## PROMPT
Lift out each line of the data that holds "this".

## AVAILABLE DATA
┌────────

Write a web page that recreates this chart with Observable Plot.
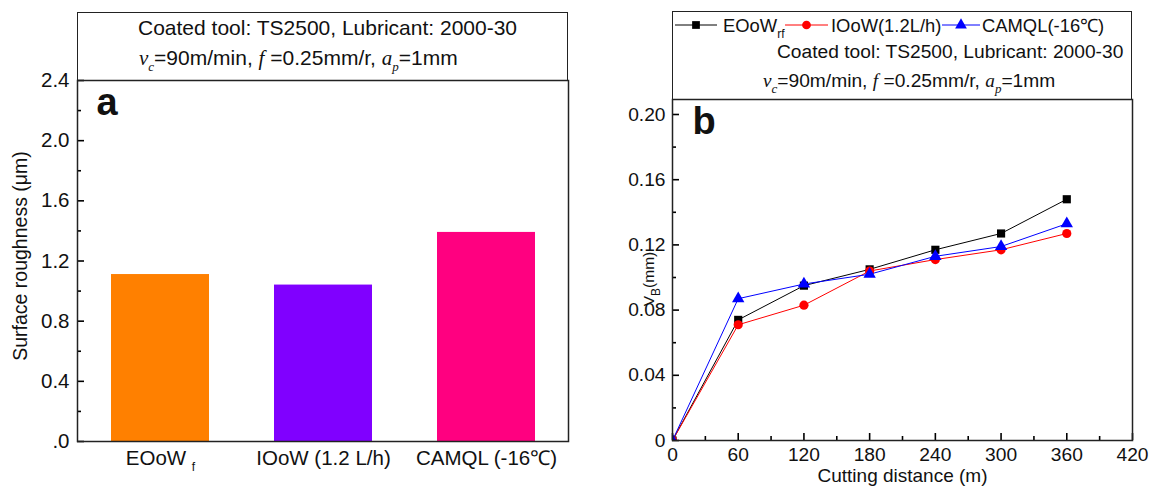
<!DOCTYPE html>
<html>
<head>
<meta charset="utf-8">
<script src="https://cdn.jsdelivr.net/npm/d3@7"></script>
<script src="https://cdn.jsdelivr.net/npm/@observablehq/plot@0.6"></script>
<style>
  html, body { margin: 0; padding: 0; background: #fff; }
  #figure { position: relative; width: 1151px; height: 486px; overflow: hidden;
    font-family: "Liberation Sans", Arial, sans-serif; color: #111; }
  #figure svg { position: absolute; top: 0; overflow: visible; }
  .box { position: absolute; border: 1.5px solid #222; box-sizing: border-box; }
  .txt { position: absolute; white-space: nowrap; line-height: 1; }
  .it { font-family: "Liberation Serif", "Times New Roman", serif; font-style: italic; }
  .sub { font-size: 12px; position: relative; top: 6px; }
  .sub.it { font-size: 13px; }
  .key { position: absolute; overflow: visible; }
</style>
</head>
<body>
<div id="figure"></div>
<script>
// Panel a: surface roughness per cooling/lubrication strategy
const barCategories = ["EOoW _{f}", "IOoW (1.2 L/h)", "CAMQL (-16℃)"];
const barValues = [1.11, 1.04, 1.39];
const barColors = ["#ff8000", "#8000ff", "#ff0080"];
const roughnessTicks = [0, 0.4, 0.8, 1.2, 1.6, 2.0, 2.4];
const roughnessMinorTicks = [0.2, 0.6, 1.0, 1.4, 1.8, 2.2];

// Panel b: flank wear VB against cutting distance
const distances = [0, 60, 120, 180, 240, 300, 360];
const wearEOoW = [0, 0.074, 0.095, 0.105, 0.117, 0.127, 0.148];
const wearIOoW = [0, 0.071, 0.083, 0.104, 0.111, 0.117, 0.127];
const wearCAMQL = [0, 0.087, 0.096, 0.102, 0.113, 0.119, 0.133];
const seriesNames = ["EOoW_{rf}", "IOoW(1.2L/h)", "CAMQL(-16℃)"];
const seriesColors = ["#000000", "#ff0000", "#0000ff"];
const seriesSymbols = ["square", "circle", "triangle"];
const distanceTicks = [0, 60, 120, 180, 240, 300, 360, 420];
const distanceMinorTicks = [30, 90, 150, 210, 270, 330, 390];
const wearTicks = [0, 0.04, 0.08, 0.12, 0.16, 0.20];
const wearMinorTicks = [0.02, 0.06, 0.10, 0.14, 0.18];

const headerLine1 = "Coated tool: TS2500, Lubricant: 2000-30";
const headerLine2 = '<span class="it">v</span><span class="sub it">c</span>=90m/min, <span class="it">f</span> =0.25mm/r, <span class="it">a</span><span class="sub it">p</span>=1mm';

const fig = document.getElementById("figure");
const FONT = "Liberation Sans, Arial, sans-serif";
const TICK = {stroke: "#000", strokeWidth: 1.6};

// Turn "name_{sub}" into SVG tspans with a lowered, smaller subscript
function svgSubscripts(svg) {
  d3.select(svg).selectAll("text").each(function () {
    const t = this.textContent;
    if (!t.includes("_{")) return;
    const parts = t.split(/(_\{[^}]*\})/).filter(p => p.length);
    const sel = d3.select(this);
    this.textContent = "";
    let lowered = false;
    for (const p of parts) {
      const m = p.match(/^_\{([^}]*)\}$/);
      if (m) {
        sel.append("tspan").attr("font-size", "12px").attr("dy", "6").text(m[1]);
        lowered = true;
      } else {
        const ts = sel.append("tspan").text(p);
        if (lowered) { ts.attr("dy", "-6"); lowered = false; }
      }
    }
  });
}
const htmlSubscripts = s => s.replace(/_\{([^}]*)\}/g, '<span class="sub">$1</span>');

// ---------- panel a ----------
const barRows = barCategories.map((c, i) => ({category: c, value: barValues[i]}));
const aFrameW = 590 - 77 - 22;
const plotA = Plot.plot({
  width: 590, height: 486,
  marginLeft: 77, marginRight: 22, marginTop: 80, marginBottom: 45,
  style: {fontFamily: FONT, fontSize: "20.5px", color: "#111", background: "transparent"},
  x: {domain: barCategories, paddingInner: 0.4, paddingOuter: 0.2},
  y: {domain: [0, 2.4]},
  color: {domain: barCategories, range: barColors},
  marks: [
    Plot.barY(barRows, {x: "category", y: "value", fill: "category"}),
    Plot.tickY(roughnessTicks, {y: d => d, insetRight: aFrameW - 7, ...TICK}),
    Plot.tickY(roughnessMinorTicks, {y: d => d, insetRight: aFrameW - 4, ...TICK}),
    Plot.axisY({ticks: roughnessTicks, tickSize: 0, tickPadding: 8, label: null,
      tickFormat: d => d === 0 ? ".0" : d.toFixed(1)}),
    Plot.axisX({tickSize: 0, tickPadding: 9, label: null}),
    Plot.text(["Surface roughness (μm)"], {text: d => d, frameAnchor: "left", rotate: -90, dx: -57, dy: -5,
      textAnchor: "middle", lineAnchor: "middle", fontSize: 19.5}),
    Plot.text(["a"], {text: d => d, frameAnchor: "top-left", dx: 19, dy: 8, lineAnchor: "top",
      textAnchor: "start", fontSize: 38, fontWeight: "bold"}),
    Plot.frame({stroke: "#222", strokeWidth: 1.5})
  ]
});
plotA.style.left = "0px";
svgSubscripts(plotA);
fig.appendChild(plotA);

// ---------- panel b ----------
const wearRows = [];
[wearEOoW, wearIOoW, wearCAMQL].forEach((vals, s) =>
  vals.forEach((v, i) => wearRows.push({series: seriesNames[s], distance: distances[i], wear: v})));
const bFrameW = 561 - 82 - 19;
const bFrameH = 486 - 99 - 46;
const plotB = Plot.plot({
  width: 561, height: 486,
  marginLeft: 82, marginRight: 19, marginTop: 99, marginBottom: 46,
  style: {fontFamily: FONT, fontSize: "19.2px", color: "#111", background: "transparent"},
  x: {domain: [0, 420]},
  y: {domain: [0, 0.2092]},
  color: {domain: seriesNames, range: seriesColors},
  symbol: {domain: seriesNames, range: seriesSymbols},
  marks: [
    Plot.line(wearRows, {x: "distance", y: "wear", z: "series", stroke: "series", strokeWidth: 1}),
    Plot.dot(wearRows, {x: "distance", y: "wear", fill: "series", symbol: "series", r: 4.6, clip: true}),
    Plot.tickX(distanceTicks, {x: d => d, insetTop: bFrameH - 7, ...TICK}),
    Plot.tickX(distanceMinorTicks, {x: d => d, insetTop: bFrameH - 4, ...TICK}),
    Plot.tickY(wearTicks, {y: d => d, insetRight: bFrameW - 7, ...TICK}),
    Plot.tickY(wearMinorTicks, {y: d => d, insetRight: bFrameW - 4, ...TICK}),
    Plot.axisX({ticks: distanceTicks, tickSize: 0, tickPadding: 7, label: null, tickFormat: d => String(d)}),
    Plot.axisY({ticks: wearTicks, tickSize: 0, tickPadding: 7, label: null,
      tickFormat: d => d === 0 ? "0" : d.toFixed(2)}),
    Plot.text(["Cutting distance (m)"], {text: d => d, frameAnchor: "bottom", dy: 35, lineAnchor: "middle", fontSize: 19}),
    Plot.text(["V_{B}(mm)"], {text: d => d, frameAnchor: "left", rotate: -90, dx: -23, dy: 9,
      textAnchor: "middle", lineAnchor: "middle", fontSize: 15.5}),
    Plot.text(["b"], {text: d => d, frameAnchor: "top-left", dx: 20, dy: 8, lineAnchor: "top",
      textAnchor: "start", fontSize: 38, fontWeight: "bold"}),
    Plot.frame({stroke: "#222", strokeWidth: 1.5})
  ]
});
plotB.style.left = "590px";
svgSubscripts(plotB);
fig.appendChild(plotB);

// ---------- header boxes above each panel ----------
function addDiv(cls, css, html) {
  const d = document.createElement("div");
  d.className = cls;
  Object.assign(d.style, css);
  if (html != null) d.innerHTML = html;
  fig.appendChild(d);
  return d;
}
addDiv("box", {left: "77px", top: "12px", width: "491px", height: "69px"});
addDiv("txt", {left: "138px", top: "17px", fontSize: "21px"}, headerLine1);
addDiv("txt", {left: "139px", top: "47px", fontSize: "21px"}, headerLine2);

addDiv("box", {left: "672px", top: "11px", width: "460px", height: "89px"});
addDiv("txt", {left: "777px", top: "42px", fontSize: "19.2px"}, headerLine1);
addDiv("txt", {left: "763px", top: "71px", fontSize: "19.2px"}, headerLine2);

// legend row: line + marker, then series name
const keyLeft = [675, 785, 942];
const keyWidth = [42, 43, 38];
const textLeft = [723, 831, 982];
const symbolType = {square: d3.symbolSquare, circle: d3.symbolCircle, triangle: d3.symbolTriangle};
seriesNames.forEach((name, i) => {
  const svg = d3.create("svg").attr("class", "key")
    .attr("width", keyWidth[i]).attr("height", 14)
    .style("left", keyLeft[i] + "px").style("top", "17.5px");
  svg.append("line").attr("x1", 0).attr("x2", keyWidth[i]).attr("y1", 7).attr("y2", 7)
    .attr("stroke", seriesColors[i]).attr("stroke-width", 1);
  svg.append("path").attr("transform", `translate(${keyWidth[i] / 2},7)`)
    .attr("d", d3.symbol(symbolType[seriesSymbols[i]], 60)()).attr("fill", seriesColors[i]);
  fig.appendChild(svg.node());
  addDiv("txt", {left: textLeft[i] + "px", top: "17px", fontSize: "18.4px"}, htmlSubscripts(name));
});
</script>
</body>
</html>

└────────

## OUTPUT
Write a web page that recreates this chart with Observable Plot.
    const t = this.textContent;
    const sel = d3.select(this);
    this.textContent = "";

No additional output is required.